News
‘48 extremist Muslim groups active in Sri Lanka’
By Rathindra Kuruwita
Globally 72 extremist Muslim groups operated against traditional Islam believers, and of them 48 were active in Sri Lanka, a Sufi moulavi who wished to remain anonymous told the Presidential Commission of Inquiry (PCoI) investigating the Easter Sunday attacks on Wednesday.
The moulavi said that he had been under serious and continuous threats because he had been speaking out against fanatical Wahabism. The witness said that he had received higher education on Sufi Islam in India and Egypt.
He said that while Sufis were traditionally dominant in Sri Lanka, Wahabist groups, such as Tablighi Jamaat, Thowheed jamaat, Jamaat-e-Islami, Shabab, and Salafi had spread rapidly as they were well funded.
Those groups had first entered Sri Lanka after 1945, when members of extremist groups arrived from India and Pakistan. The witness said that although those groups operated under different names, they believed in Wahhabis ideology.

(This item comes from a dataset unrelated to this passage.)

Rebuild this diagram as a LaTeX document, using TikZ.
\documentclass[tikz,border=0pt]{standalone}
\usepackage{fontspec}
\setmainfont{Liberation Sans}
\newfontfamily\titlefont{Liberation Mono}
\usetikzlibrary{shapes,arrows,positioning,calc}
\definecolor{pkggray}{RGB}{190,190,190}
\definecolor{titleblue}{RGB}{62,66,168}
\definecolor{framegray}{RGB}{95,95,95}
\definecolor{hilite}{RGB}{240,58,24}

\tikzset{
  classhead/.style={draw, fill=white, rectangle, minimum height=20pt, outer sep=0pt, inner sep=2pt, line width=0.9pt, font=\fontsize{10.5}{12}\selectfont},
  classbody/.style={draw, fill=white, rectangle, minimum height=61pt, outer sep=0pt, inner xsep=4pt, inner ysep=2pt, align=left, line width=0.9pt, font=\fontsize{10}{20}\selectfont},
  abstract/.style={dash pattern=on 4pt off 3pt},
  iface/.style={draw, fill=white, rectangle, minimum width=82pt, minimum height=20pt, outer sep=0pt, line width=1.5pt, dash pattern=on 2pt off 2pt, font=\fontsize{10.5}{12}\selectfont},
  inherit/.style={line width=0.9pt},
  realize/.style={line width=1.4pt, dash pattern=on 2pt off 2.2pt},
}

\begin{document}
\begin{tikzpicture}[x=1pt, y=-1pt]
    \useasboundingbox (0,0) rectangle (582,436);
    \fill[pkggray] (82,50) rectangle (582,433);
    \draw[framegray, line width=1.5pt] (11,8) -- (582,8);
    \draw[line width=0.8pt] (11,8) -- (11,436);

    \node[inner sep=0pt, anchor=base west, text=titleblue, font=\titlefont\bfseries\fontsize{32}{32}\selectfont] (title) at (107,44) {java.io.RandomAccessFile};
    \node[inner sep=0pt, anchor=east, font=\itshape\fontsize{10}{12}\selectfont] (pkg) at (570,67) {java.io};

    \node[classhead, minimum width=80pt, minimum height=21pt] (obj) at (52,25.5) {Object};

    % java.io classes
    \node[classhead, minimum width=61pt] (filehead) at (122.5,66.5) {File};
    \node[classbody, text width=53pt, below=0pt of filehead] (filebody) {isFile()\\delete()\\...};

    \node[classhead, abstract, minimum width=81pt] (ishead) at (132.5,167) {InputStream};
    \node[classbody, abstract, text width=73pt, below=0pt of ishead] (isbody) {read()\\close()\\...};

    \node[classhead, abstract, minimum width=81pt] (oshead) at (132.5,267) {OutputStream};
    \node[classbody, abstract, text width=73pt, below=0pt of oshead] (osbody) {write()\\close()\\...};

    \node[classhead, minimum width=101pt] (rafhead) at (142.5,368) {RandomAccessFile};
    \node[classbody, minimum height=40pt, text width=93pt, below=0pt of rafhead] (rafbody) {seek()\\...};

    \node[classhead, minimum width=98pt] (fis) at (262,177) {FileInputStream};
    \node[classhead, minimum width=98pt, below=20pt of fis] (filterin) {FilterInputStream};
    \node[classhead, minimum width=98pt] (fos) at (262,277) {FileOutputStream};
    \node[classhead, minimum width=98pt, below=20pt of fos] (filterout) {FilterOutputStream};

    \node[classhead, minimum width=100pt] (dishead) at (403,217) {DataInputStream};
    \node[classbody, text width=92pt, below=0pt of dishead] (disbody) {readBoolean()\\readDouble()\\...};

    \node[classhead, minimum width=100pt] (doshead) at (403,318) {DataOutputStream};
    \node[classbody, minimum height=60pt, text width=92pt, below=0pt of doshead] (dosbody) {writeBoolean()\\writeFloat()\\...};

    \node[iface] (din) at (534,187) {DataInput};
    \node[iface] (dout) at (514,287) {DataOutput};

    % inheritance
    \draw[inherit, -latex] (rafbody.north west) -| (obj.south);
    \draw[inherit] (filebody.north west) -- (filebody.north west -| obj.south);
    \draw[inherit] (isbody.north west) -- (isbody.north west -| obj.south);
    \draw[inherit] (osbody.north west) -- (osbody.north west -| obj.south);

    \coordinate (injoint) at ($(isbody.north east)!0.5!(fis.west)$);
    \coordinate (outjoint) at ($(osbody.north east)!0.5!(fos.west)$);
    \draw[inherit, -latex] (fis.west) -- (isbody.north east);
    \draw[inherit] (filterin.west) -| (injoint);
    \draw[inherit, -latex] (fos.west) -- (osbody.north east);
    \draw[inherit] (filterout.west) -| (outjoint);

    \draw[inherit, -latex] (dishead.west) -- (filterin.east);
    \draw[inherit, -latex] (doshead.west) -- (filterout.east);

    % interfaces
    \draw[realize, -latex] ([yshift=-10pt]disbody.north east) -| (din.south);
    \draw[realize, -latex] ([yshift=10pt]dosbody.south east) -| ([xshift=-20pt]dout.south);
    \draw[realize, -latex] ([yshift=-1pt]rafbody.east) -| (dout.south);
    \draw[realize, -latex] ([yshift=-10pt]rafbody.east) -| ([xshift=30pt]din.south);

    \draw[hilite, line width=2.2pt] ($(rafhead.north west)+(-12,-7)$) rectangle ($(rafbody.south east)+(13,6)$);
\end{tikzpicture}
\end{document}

Wahabist groups misinterpreted the Quran, Hadith and Qiyas, the Moulavi said, adding that those who followed Wahabism had tried to silence him, using force on many occasions. “In 1991, I was assaulted by members of Tablighi Jamaat during a pilgrimage to Mecca for speaking out against Wahabists. I was stabbed, punched and kicked while I was on my way to have dinner. At that time late Alavi Moulana, trade unionist and politician, was also in Mecca. I went to a police station with him to lodge a complaint. But the Saudi police refused to accept the complaint, saying that they had received reports that I was working against them in Sri Lanka. Later, I came to know that the All Ceylon Jamiyyathul Ulama (ACJU) had complained against me.”
The moulavi said that on another occasion he had been abducted at Kohuwala in 2007 and kept in an undisclosed location for three days before being dumped somewhere near his house.
“I spoke to a Muslim intelligence officer and he observed me for several weeks and told me that my abductors were members of the Tabligh Jamaat. He asked me not to criticize the Wahabists,” he said.
When a commissioner asked whether a complaint had been lodged with the Police about the abduction, the witness said that they didn’t complain as extremist Muslims had more power in the country at that time. The witness said that he had been shot at when he was preaching at a Mosque in Akkaraipattu.
Members of the PCoI also questioned him on the Jamiah Naleemiah Islamic Institute, Beruwala. The witness said that Wahhabism was taught in the institution and Yusuf al-Qaradawi, the controversial Egyptian theologian, who justified suicide bombers, had visited the school.
“I also learned that NTJ leader Zahran Hashim had visited the school on three occasions,” the witness said.